■ TASK BRIEF ■
Below are some entries. Transcribe the lines from the one holding "Convert this diagram to TikZ code." to the one holding "(sepL) -- (sepR);", inclusive, but not the pictures among them.

■ EXTRACTED MATERIAL ■
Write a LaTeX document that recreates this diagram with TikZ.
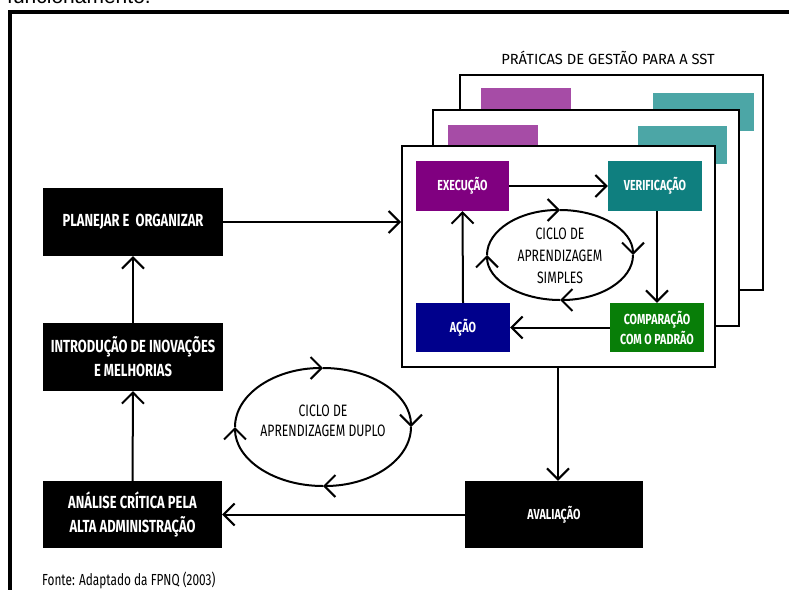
\documentclass[tikz,border=0pt]{standalone}
\usepackage{fontspec}
\setmainfont{Fira Sans}[FakeStretch=0.74]
\newfontfamily\widefont{Fira Sans}
\newfontfamily\arialfont{Liberation Sans}
\usetikzlibrary{arrows.meta}
\definecolor{cpurple}{HTML}{800080}
\definecolor{cteal}{HTML}{0F7F7F}
\definecolor{cnavy}{HTML}{00008C}
\definecolor{cgreen}{HTML}{087E08}
\definecolor{lpurple}{HTML}{A64CA6}
\definecolor{lteal}{HTML}{4CA6A6}
\tikzset{
  box/.style={rectangle, fill=black, text=white, align=center, inner sep=0pt,
    font=\fontsize{17.5}{24}\selectfont\bfseries},
  sbox/.style={rectangle, text=white, align=center, inner sep=0pt,
    font=\fontsize{14.5}{20}\selectfont\bfseries},
  sheet/.style={rectangle, draw=black, line width=2pt, fill=white, inner sep=0pt},
  arr/.style={line width=2pt, -{Straight Barb[length=11pt,width=22pt]}},
  cyc/.style={line width=2pt, -{Straight Barb[length=11pt,width=22pt]}},
  lbl/.style={align=center, font=\fontsize{16.5}{22}\selectfont}
}
\begin{document}
\begin{tikzpicture}[x=1pt,y=-1pt]
\useasboundingbox (0,0) rectangle (789,589);
% cut-off caption line above the frame
\node[anchor=base west, inner sep=0pt, font=\arialfont\fontsize{21}{21}\selectfont] (top) at (7,4) {funcionamento.};
% outer frame
\draw[line width=4pt] (10,620) -- (10,12) -- (820,12);
% title
\node[font=\widefont\fontsize{14.7}{15}\selectfont] (title) at (608,58) {PRÁTICAS DE GESTÃO PARA A SST};
% back sheets
\node[sheet, minimum width=303pt, minimum height=215pt] (p3) at (611.5,182.5) {};
\fill[lpurple] (481,88) rectangle (571,112);
\fill[lteal] (653,93) rectangle (754,131);
\node[sheet, minimum width=306pt, minimum height=216pt] (p2) at (586,218) {};
\fill[lpurple] (448,125) rectangle (538,148);
\fill[lteal] (638,126) rectangle (727,164);
\node[sheet, minimum width=313pt, minimum height=221pt] (p1) at (558.5,256.5) {};
% inner boxes
\node[sbox, fill=cpurple, minimum width=93pt, minimum height=50pt] (exe) at (462.5,186) {EXECUÇÃO};
\node[sbox, fill=cteal, minimum width=94pt, minimum height=50pt] (ver) at (655,186) {VERIFICAÇÃO};
\node[sbox, fill=cnavy, minimum width=94pt, minimum height=49pt] (aca) at (463,327.5) {AÇÃO};
\node[sbox, fill=cgreen, minimum width=94pt, minimum height=49pt] (com) at (657,327.5) {COMPARAÇÃO\\COM O PADRÃO};
\draw[arr] (exe.east) -- (ver.west);
\draw[arr] (ver.south -| 657,0) -- (com.north -| 657,0);
\draw[arr] (com.west) -- (aca.east);
\draw[arr] (aca.north) -- (exe.south);
% simple learning cycle
\node[lbl] (c1) at (560,256) {CICLO DE\\APRENDIZAGEM\\SIMPLES};
\begin{scope}[shift={(560,255)}]
\coordinate (c1l) at (-73,0); \coordinate (c1t) at (0,-45);
\coordinate (c1r) at (73,0); \coordinate (c1b) at (0,45);
\draw[cyc] (c1l) .. controls (-73,-24.9) and (-40.3,-45) .. (c1t);
\draw[cyc] (c1t) .. controls (40.3,-45) and (73,-24.9) .. (c1r);
\draw[cyc] (c1r) .. controls (73,24.9) and (40.3,45) .. (c1b);
\draw[cyc] (c1b) .. controls (-40.3,45) and (-73,24.9) .. (c1l);
\end{scope}
% left column
\node[box, minimum width=180pt, minimum height=68pt] (pla) at (133,222) {PLANEJAR E \ ORGANIZAR};
\node[box, minimum width=180pt, minimum height=68pt] (int) at (133,357) {INTRODUÇÃO DE INOVAÇÕES\\E MELHORIAS};
\node[box, minimum width=179pt, minimum height=67pt] (ana) at (132.5,514.5) {ANÁLISE CRÍTICA PELA\\ALTA ADMINISTRAÇÃO};
\node[box, minimum width=178pt, minimum height=67pt, font=\fontsize{14.5}{16}\selectfont\bfseries] (ava) at (554,514.5) {AVALIAÇÃO};
\draw[arr] (pla.east) -- (p1.west |- pla.east);
\draw[arr] (int.north) -- (pla.south);
\draw[arr] (ana.north) -- (int.south);
\draw[arr] (ava.west) -- (ana.east);
\draw[arr] (p1.south -| 558,0) -- (ava.north -| 558,0);
% double learning cycle
\node[lbl, font=\fontsize{16.5}{20}\selectfont] (c2) at (323,421) {CICLO DE\\APRENDIZAGEM DUPLO};
\begin{scope}[shift={(323,427)}]
\coordinate (c2l) at (-88,0); \coordinate (c2t) at (0,-59);
\coordinate (c2r) at (88,0); \coordinate (c2b) at (0,59);
\draw[cyc] (c2l) .. controls (-88,-32.6) and (-48.6,-59) .. (c2t);
\draw[cyc] (c2t) .. controls (48.6,-59) and (88,-32.6) .. (c2r);
\draw[cyc] (c2r) .. controls (88,32.6) and (48.6,59) .. (c2b);
\draw[cyc] (c2b) .. controls (-48.6,59) and (-88,32.6) .. (c2l);
\end{scope}
% source
\node[anchor=west, inner sep=0pt, font=\fontsize{16}{16}\selectfont] (src) at (42,580) {Fonte: Adaptado da FPNQ (2003)};
\end{tikzpicture}
\end{document}
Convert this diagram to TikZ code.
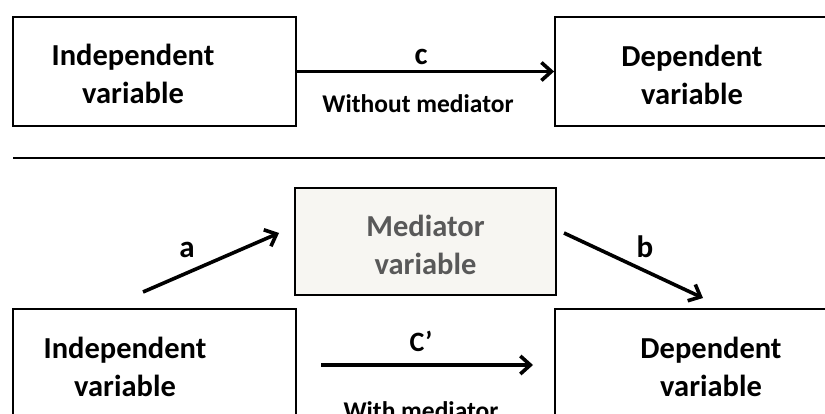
\documentclass[tikz,border=0pt]{standalone}
\usepackage{fontspec}
\setmainfont{Carlito}
\usetikzlibrary{arrows.meta}
\definecolor{medfill}{HTML}{F7F6F2}
\definecolor{medtext}{HTML}{595959}
\begin{document}
\begin{tikzpicture}[x=1pt,y=-1pt,
  box/.style={draw=black,line width=1.8pt,rectangle,inner sep=0pt},
  boxtext/.style={font=\bfseries\fontsize{30.5}{38}\selectfont,align=center,inner sep=0pt},
  pathlabel/.style={font=\bfseries\fontsize{31}{34}\selectfont,inner sep=0pt},
  smalllabel/.style={font=\bfseries\fontsize{25.5}{30}\selectfont,inner sep=0pt},
  link/.style={line width=3.6pt,-{Straight Barb[length=10pt,width=18pt,line width=3.6pt]}},
  rule/.style={line width=1.4pt}]
\useasboundingbox (0,0) rectangle (825,414);
\clip (0,0) rectangle (825,414);

% ---- upper panel: direct effect only ----
\node[box,minimum width=283pt,minimum height=109pt] (iv1) at (154.5,71.5) {};
\node[box,minimum width=290pt,minimum height=109pt] (dv1) at (700,71.5) {};
\node[boxtext] (iv1t) at (133,74) {Independent\\variable};
\node[boxtext] (dv1t) at (692,75) {Dependent\\variable};
\draw[link] (iv1.east) -- (dv1.west);
\node[pathlabel] (c) at (421,57) {c};
\node[smalllabel] (wo) at (418,104) {Without mediator};

% ---- separator ----
\coordinate (sepL) at (13,158);
\coordinate (sepR) at (825,158);
\draw[rule] (sepL) -- (sepR);

% ---- lower panel: mediated model ----
\node[box,fill=medfill,minimum width=261pt,minimum height=107pt] (med) at (425.5,241.5) {};
\node[boxtext,text=medtext] (medt) at (425.5,245) {Mediator\\variable};
\node[box,minimum width=283pt,minimum height=115pt] (iv2) at (154.5,366.5) {};
\node[box,minimum width=290pt,minimum height=115pt] (dv2) at (700,366.5) {};
\node[boxtext] (iv2t) at (125,367) {Independent\\variable};
\node[boxtext] (dv2t) at (711,367) {Dependent\\variable};

\coordinate (aS) at (143,292);
\coordinate (aE) at (279,233);
\coordinate (bS) at (564,233);
\coordinate (bE) at (703,298);
\coordinate (cS) at (321,365);
\coordinate (cE) at (533,365);
\draw[link] (aS) -- (aE);
\draw[link] (bS) -- (bE);
\draw[link] (cS) -- (cE);
\node[pathlabel] (a) at (187,250) {a};
\node[pathlabel] (b) at (645,247) {b};
\node[pathlabel,font=\bfseries\fontsize{28}{32}\selectfont] (cp) at (421,341) {C’};
\node[smalllabel,anchor=base] (wi) at (421,419) {With mediator};
\end{tikzpicture}
\end{document}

■ RESULT ■
Convert this diagram to TikZ code.
\documentclass[tikz,border=0pt]{standalone}
\usepackage{fontspec}
\setmainfont{Carlito}
\usetikzlibrary{arrows.meta}
\definecolor{medfill}{HTML}{F7F6F2}
\definecolor{medtext}{HTML}{595959}
\begin{document}
\begin{tikzpicture}[x=1pt,y=-1pt,
  box/.style={draw=black,line width=1.8pt,rectangle,inner sep=0pt},
  boxtext/.style={font=\bfseries\fontsize{30.5}{38}\selectfont,align=center,inner sep=0pt},
  pathlabel/.style={font=\bfseries\fontsize{31}{34}\selectfont,inner sep=0pt},
  smalllabel/.style={font=\bfseries\fontsize{25.5}{30}\selectfont,inner sep=0pt},
  link/.style={line width=3.6pt,-{Straight Barb[length=10pt,width=18pt,line width=3.6pt]}},
  rule/.style={line width=1.4pt}]
\useasboundingbox (0,0) rectangle (825,414);
\clip (0,0) rectangle (825,414);

% ---- upper panel: direct effect only ----
\node[box,minimum width=283pt,minimum height=109pt] (iv1) at (154.5,71.5) {};
\node[box,minimum width=290pt,minimum height=109pt] (dv1) at (700,71.5) {};
\node[boxtext] (iv1t) at (133,74) {Independent\\variable};
\node[boxtext] (dv1t) at (692,75) {Dependent\\variable};
\draw[link] (iv1.east) -- (dv1.west);
\node[pathlabel] (c) at (421,57) {c};
\node[smalllabel] (wo) at (418,104) {Without mediator};

% ---- separator ----
\coordinate (sepL) at (13,158);
\coordinate (sepR) at (825,158);
\draw[rule] (sepL) -- (sepR);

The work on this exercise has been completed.